The European Commission is considering a further one-year postponement (see EUROPE 13549/34) of the regulation to combat imported deforestation. The unexpected announcement was made by European Commissioner Jessika Roswall on Tuesday 23 September, on the sidelines of the ‘Agriculture’ Council. The European Parliament, unaware of anything, was informed that very morning in a letter addressed to the Chair of the European Parliament’s Committee on the Environment, Antonio Decaro.
The aim of the European Union Regulation on deforestation-free products (EUDR) is to ensure that products sold in the EU do not come from deforested or degraded land post-2020. It requires importers of palm oil, coffee, cocoa, livestock, timber and rubber to demonstrate that these products have not been produced on deforested land in order to be sold on the EU market.
The reason put forward is technical: the IT system that is supposed to hold the data of stakeholders is not ready for use, even though the regulation is due to come into force on 31 December.
The Commission is concerned that the number of operations expected between economic operators and the IT system could “lead to the system slowing down to unacceptable levels or even to repeated and long-lasting disruptions”, explained Commissioner Roswall. The European Commission considered that these technical problems could, as they stood, compromise “the achievement of the objectives of EUDR”, since “operators would be unable to register as economic operators, introduce their Due Diligence Statements, retrieve the necessary information from the IT system, or provide the necessary information for customs purposes where relevant”.
Could this faulty IT system be the tree that hides the forest? Jessika Roswall opened the door to further negotiations on the regulation, adding that the Commission would “also have to discuss the various simplification measures with the ministers and the European Parliament”, before specifying that it was “too early to say” whether there would be any question, for example, of adding a ‘risk-free’ country category to the three existing categories (low, standard and high risk).
By submitting a further postponement of the text to the Council of the EU and the European Parliament, the Commission is giving them the opportunity to amend it.
However, pressure to “simplify” the regulation has come from all sides in recent months: - a letter to the Commission from eighteen EU Member States (see EUROPE 13675/9) at the beginning of July; - sixteen agricultural organisations, which have asked the Commission to include the regulation in its work to simplify environmental legislation (the environment ‘omnibus’ is expected this autumn - see EUROPE 13676/34); - from the European Parliament, under the impetus of right-wing (European People’s Party) and far-right (Patriots for Europe) groups, which asked the Commission to repeal the implementing act for the regulation (see EUROPE 13677/4).
Welcoming the European Commission’s proposed postponement on Tuesday 23 September, the EPP was quick to point out the “necessary revision” of the legislation, giving priority to the introduction of a category of ‘risk-free’ countries. The EPP intends to exempt forest owners and farmers in European and third countries “where clear guidelines are in place and deforestation is not taking place” from any obligation to declare, announced Peter Liese MEP (EPP, German) in no uncertain terms.

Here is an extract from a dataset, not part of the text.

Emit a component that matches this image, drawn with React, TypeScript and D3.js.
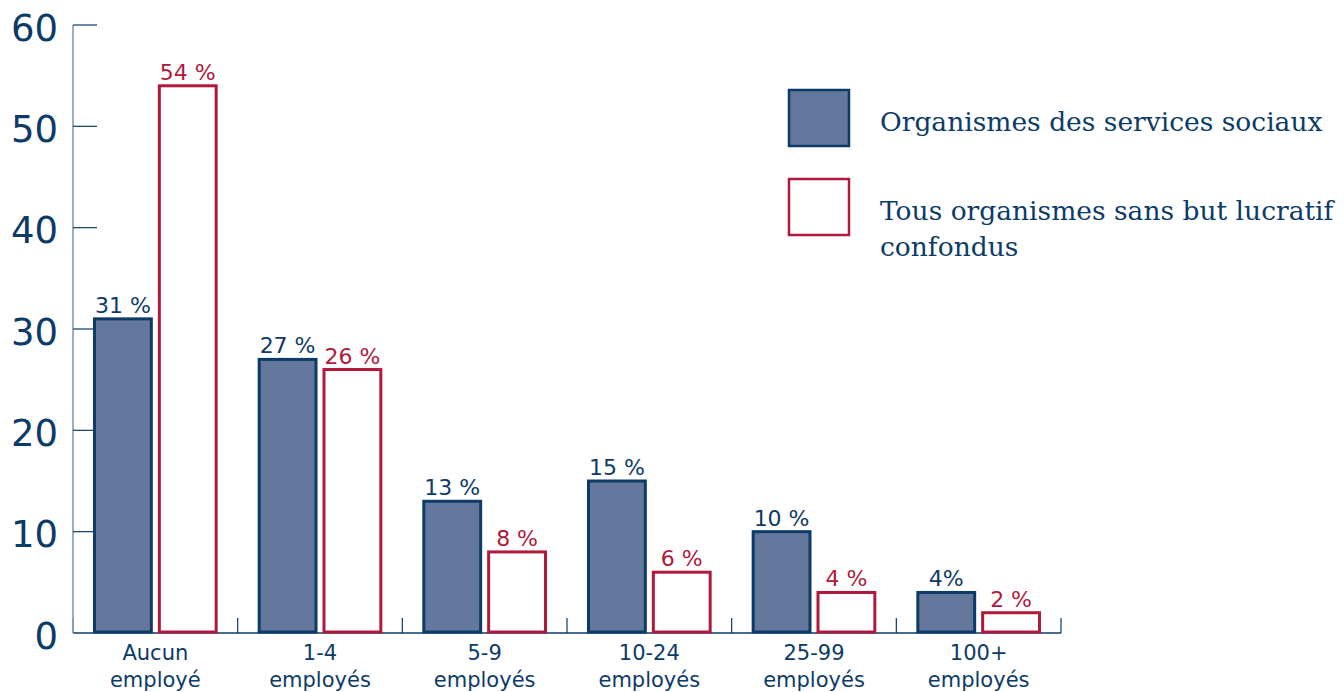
import * as d3 from 'd3';
import React, { useEffect, useRef } from 'react';

const categories = ['Aucun|employé', '1-4|employés', '5-9|employés', '10-24|employés', '25-99|employés', '100+|employés'];
const socialValues = [31, 27, 13, 15, 10, 4];
const allValues = [54, 26, 8, 6, 4, 2];
const socialLabels = ['31 %', '27 %', '13 %', '15 %', '10 %', '4%'];
const allLabels = ['54 %', '26 %', '8 %', '6 %', '4 %', '2 %'];
const yTicks = [0, 10, 20, 30, 40, 50, 60];
const legendItems = ['Organismes des services sociaux', 'Tous organismes sans but lucratif|confondus'];

const NAVY = '#0d3b68';
const BLUE_FILL = '#64779d';
const RED = '#b0193b';

export default function App() {
  const svgRef = useRef<SVGSVGElement>(null);

  useEffect(() => {
    if (!svgRef.current) return;
    const width = 1344;
    const height = 692;
    const svg = d3.select(svgRef.current);
    svg.selectAll('*').remove();

    const left = 73;
    const right = 1061;
    const top = 25;
    const bottom = 633;

    const x = d3.scaleBand<string>().domain(categories).range([left, right]);
    const y = d3.scaleLinear().domain([0, 60]).range([bottom, top]);
    const pad = 20;
    const gap = 5;
    const barW = (x.bandwidth() - 2 * pad - gap) / 2;

    const font = '"DejaVu Sans", Verdana, sans-serif';

    // y axis
    svg.append('line')
      .attr('x1', left).attr('x2', left)
      .attr('y1', top).attr('y2', bottom)
      .attr('stroke', '#7d93ad').attr('stroke-width', 1.5);

    const yt = svg.append('g');
    yTicks.forEach(t => {
      if (t > 0) {
        yt.append('line')
          .attr('x1', left).attr('x2', left + 24)
          .attr('y1', y(t)).attr('y2', y(t))
          .attr('stroke', NAVY).attr('stroke-width', 1.2);
      }
      yt.append('text')
        .attr('x', 58).attr('y', y(t) + 3)
        .attr('text-anchor', 'end')
        .attr('dominant-baseline', 'central')
        .style('font-family', font)
        .style('font-size', '37px')
        .attr('fill', NAVY)
        .text(t);
    });

    // x axis
    svg.append('line')
      .attr('x1', left).attr('x2', right)
      .attr('y1', bottom).attr('y2', bottom)
      .attr('stroke', NAVY).attr('stroke-width', 1.5);

    const bounds = categories.map(c => x(c) as number).concat([right]);
    bounds.forEach(b => {
      svg.append('line')
        .attr('x1', b).attr('x2', b)
        .attr('y1', bottom - 15).attr('y2', bottom)
        .attr('stroke', b === left ? '#7d93ad' : NAVY).attr('stroke-width', 1.2);
    });

    // bars
    const g = svg.append('g');
    categories.forEach((c, i) => {
      const x0 = (x(c) as number) + pad;
      const x1 = x0 + barW + gap;
      g.append('rect')
        .attr('x', x0 + 1.5).attr('y', y(socialValues[i]))
        .attr('width', barW - 3).attr('height', bottom - y(socialValues[i]) - 1)
        .attr('fill', BLUE_FILL).attr('stroke', NAVY).attr('stroke-width', 3);
      g.append('rect')
        .attr('x', x1 + 1.5).attr('y', y(allValues[i]))
        .attr('width', barW - 3).attr('height', bottom - y(allValues[i]) - 1)
        .attr('fill', '#fff').attr('stroke', RED).attr('stroke-width', 3);

      g.append('text')
        .attr('x', x0 + barW / 2).attr('y', y(socialValues[i]) - 6)
        .attr('text-anchor', 'middle')
        .style('font-family', font).style('font-size', '22px')
        .attr('fill', NAVY)
        .text(socialLabels[i]);
      g.append('text')
        .attr('x', x1 + barW / 2).attr('y', y(allValues[i]) - 6)
        .attr('text-anchor', 'middle')
        .style('font-family', font).style('font-size', '22px')
        .attr('fill', RED)
        .text(allLabels[i]);

      const lines = c.split('|');
      lines.forEach((ln, k) => {
        svg.append('text')
          .attr('x', (x(c) as number) + x.bandwidth() / 2)
          .attr('y', 660 + k * 27)
          .attr('text-anchor', 'middle')
          .style('font-family', font).style('font-size', '21px')
          .attr('fill', NAVY)
          .text(ln);
      });
    });

    // legend
    const lg = svg.append('g');
    legendItems.forEach((item, i) => {
      const yy = 90 + i * 89;
      lg.append('rect')
        .attr('x', 789).attr('y', yy)
        .attr('width', 60).attr('height', 56)
        .attr('fill', i === 0 ? BLUE_FILL : '#fff')
        .attr('stroke', i === 0 ? NAVY : RED)
        .attr('stroke-width', 2.5);
      item.split('|').forEach((ln, k) => {
        lg.append('text')
          .attr('x', 880).attr('y', yy + 41 + k * 36)
          .style('font-family', '"DejaVu Serif", serif')
          .style('font-size', '26.5px')
          .attr('fill', NAVY)
          .text(ln);
      });
    });

    svg.attr('width', width).attr('height', height);
  }, []);

  return (
    <div style={{ position: 'absolute', left: 0, top: 0 }}>
      <svg ref={svgRef} width={1344} height={692} style={{ display: 'block', background: '#fff' }} />
    </div>
  );
}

The Commission asserted that this proposed postponement was based solely on technical considerations. However, it did not specify whether this initiative to postpone the deadline by one year would be withdrawn if the co-legislators were to seek to modify its core content. By refusing to answer, the institution is leaving doubt.
Marie Toussaint (Greens/EFA, French), Delara Burkhardt (S&D, German) and Pascal Canfin (Renew Europe, French) each saw this technical failure as “a pretext”.
“Receiving this news on the very day we learn of the signing of a free trade agreement with Indonesia favouring palm oil is more than disturbing”, said Marie Toussaint. “Maybe it’s a coincidence, maybe it’s not”, declared Pascal Canfin, extending the parallel to the Mercosur agreement, of which Brazil is a member (which, like Indonesia, is “one of the fiercest opponents of the text”), and to the trade agreement with the United States.
Indonesia and Brazil will have to comply with the “chapters [of the EU-Indonesia and Mercosur agreements] that concern sustainable development”, said a Commission spokesperson, without guaranteeing that no changes to the regulation against imported deforestation would accompany its postponement.
Almost a year after the first proposal to postpone the text (see EUROPE 13497/8), on 2 October 2024, the European institutions find themselves in the same situation: either, caught up in the passage of time, the institutions will, as they did last year, “validate the postponement by one year, but no more”, Pascal Canfin analysed, or a majority in the EU Council will allow “everything to be reopened” which seems to him, at this stage, “unlikely”.
Whatever the outcome, the MEP from the Renew Europe group pointed out that the European Commission had been given several years to prepare its IT system. A further postponement would, whatever happens, represent “a serious setback for environmental policy”, according to Delara Burkhardt, while “every day lost in implementing [the regulation] (...) means thousands of hectares of forest destroyed”, pointed out Marie Toussaint.